A l’heure où « sa » République Centrafricaine se déchire dans une crise sans fin, dans un chaos fratricide, Boganda se retourne tous les jours dans sa tombe.
Aujourd’hui plongée dans les profondeurs de la gadoue d’une crise qui l’empêche d’émerger, une prise de conscience nationale et le retour aux valeurs sacrées par les filles et fils du Centrafrique s’imposent pour la sauvegarde des acquis de ce précieux héritage.
Pour tout dire, seul un sursaut national de toutes les Centrafricaines et de tous les Centrafricains avec l’appui des « aefiens », des africains latins et de cette France amie de toujours, présents en ce moment aux côtés de notre peuple perdu dans cette tourmente permettra d’éteindre l’incendie qui ruine l’édifice en partage, à nous légué par B. BOGANDA.

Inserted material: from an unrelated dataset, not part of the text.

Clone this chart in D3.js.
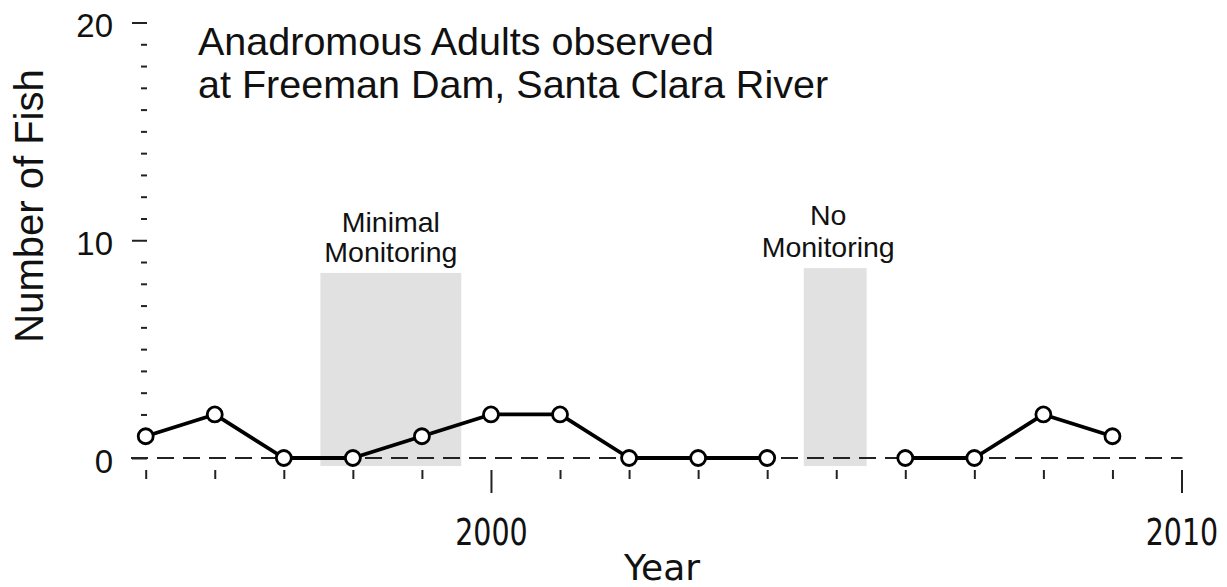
<!DOCTYPE html>
<html><head><meta charset="utf-8">
<script src="https://cdn.jsdelivr.net/npm/d3@7"></script>
<style>
html,body{margin:0;padding:0;background:#fff;}
svg{display:block;}
</style></head>
<body>
<script>
// ---- data ----
const years  = [1995,1996,1997,1998,1999,2000,2001,2002,2003,2004,2005,2006,2007,2008,2009];
const fish   = [1,   2,   0,   0,   1,   2,   2,   0,   0,   0,   null,0,   0,   2,   1];
const xMajorTicks = [2000, 2010];
const xMinorTicks = [1995,1996,1997,1998,1999,2001,2002,2003,2004,2005,2006,2007,2008,2009];
const yMajorTicks = [0, 10, 20];
const yMinorTicks = [1,2,3,4,5,6,7,8,9,11,12,13,14,15,16,17,18,19];
const periodLabels = [["Minimal","Monitoring"],["No","Monitoring"]];
const periodStart  = [1997.53, 2004.53];
const periodEnd    = [1999.57, 2005.44];
const periodTop    = [8.5, 8.72];
const periodBottom = -0.37;
const titleLines = ["Anadromous Adults observed","at Freeman Dam, Santa Clara River"];

// ---- layout ----
const W = 1227, H = 587;
const svg = d3.select("body").append("svg").attr("width", W).attr("height", H);

const x = d3.scaleLinear().domain([1995, 2010]).range([145.7, 1181.5]);
const y = d3.scaleLinear().domain([0, 20]).range([458, 22.5]);

// shaded periods
const periods = periodStart.map((s,i)=>({s, e:periodEnd[i], top:periodTop[i], lab:periodLabels[i]}));
svg.append("g").selectAll("rect").data(periods).join("rect")
  .attr("x", d=>x(d.s)).attr("width", d=>x(d.e)-x(d.s))
  .attr("y", d=>y(d.top)).attr("height", d=>y(periodBottom)-y(d.top))
  .attr("fill", "#e1e1e1");

// period labels
const labOffsets = [0, -7];
const labBase = [[232, 262],[225, 257]];
periods.forEach((d,i)=>{
  const cx = (x(d.s)+x(d.e))/2 + labOffsets[i];
  const t = svg.append("text").attr("text-anchor","middle")
    .attr("font-family","'Liberation Sans', Arial, sans-serif").attr("font-size",28.5).attr("fill","#111");
  t.append("tspan").attr("x",cx).attr("y", labBase[i][0]).text(d.lab[0]);
  t.append("tspan").attr("x",cx).attr("y", labBase[i][1]).text(d.lab[1]);
});

// zero reference dashed line
svg.append("line")
  .attr("x1", 131).attr("x2", x(2010)+1)
  .attr("y1", y(0)).attr("y2", y(0))
  .attr("stroke","#222").attr("stroke-width",2).attr("stroke-dasharray","17 9");

// y axis
const yMajor = svg.append("g").attr("transform","translate(147,0)")
  .call(d3.axisLeft(y).tickValues(yMajorTicks).tickSize(15).tickPadding(19).tickFormat(d3.format("d")));
const yMinor = svg.append("g").attr("transform","translate(147,0)")
  .call(d3.axisLeft(y).tickValues(yMinorTicks).tickSize(6).tickFormat(""));
[yMajor,yMinor].forEach(g=>{
  g.select(".domain").remove();
  g.selectAll(".tick line").attr("stroke","#222").attr("stroke-width",2);
});
yMajor.selectAll(".tick text")
  .attr("font-family","'Liberation Sans', Arial, sans-serif").attr("font-size",33)
  .attr("fill","#111").attr("dy","14px");

// x axis
const xMajor = svg.append("g").attr("transform","translate(0,470)")
  .call(d3.axisBottom(x).tickValues(xMajorTicks).tickSize(23).tickPadding(52).tickFormat(d3.format("d")));
const xMinor = svg.append("g").attr("transform","translate(0,470)")
  .call(d3.axisBottom(x).tickValues(xMinorTicks).tickSize(9).tickFormat(""));
[xMajor,xMinor].forEach(g=>{
  g.select(".domain").remove();
  g.selectAll(".tick line").attr("stroke","#222").attr("stroke-width",2);
});
xMajor.selectAll(".tick text")
  .attr("font-family","'DejaVu Sans', Verdana, sans-serif").attr("font-size",37)
  .attr("fill","#111").attr("dy","0").attr("y", 75)
  .attr("transform","scale(0.77,1)");

// data line
const pts = years.map((yr,i)=>({yr, v:fish[i]}));
svg.append("path").datum(pts)
  .attr("d", d3.line().defined(d=>d.v!==null).x(d=>x(d.yr)).y(d=>y(d.v)))
  .attr("fill","none").attr("stroke","#000").attr("stroke-width",3.8).attr("stroke-linejoin","round");
svg.append("g").selectAll("circle").data(pts.filter(d=>d.v!==null)).join("circle")
  .attr("cx", d=>x(d.yr)).attr("cy", d=>y(d.v)).attr("r",7.5)
  .attr("fill","#fff").attr("stroke","#000").attr("stroke-width",2.8);

// title
const title = svg.append("text").attr("font-family","'Liberation Sans', Arial, sans-serif")
  .attr("font-size",39.5).attr("fill","#111");
titleLines.forEach((l,i)=>title.append("tspan").attr("x",198).attr("y",55+43*i).text(l));

// axis titles
svg.append("text").attr("transform","translate(43,206) rotate(-90)")
  .attr("text-anchor","middle").attr("font-family","'Liberation Sans', Arial, sans-serif")
  .attr("font-size",40).attr("fill","#111").text("Number of Fish");
svg.append("text").attr("x",662).attr("y",580).attr("text-anchor","middle")
  .attr("font-family","'DejaVu Sans', Verdana, sans-serif").attr("font-size",36)
  .attr("fill","#111").text("Year");
</script>
</body></html>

La RCA a été le dessein d’un homme qui, par sa volonté, l’a façonnée en dépit de la mosaïque de nos ethnies, régions, cultures et religions qui devrait en principe être notre richesse nationale. Une et indivisible il l’a créée, une et indivisible elle doit rester. Ainsi, de là où il se trouve, certainement avec nos ancêtres, Barthélémy Boganda sera fier d’avoir rêvé d’un havre de paix ouvert sur le monde.
Méritons de lui en poursuivant son œuvre dans la paix, la stabilité et la concorde.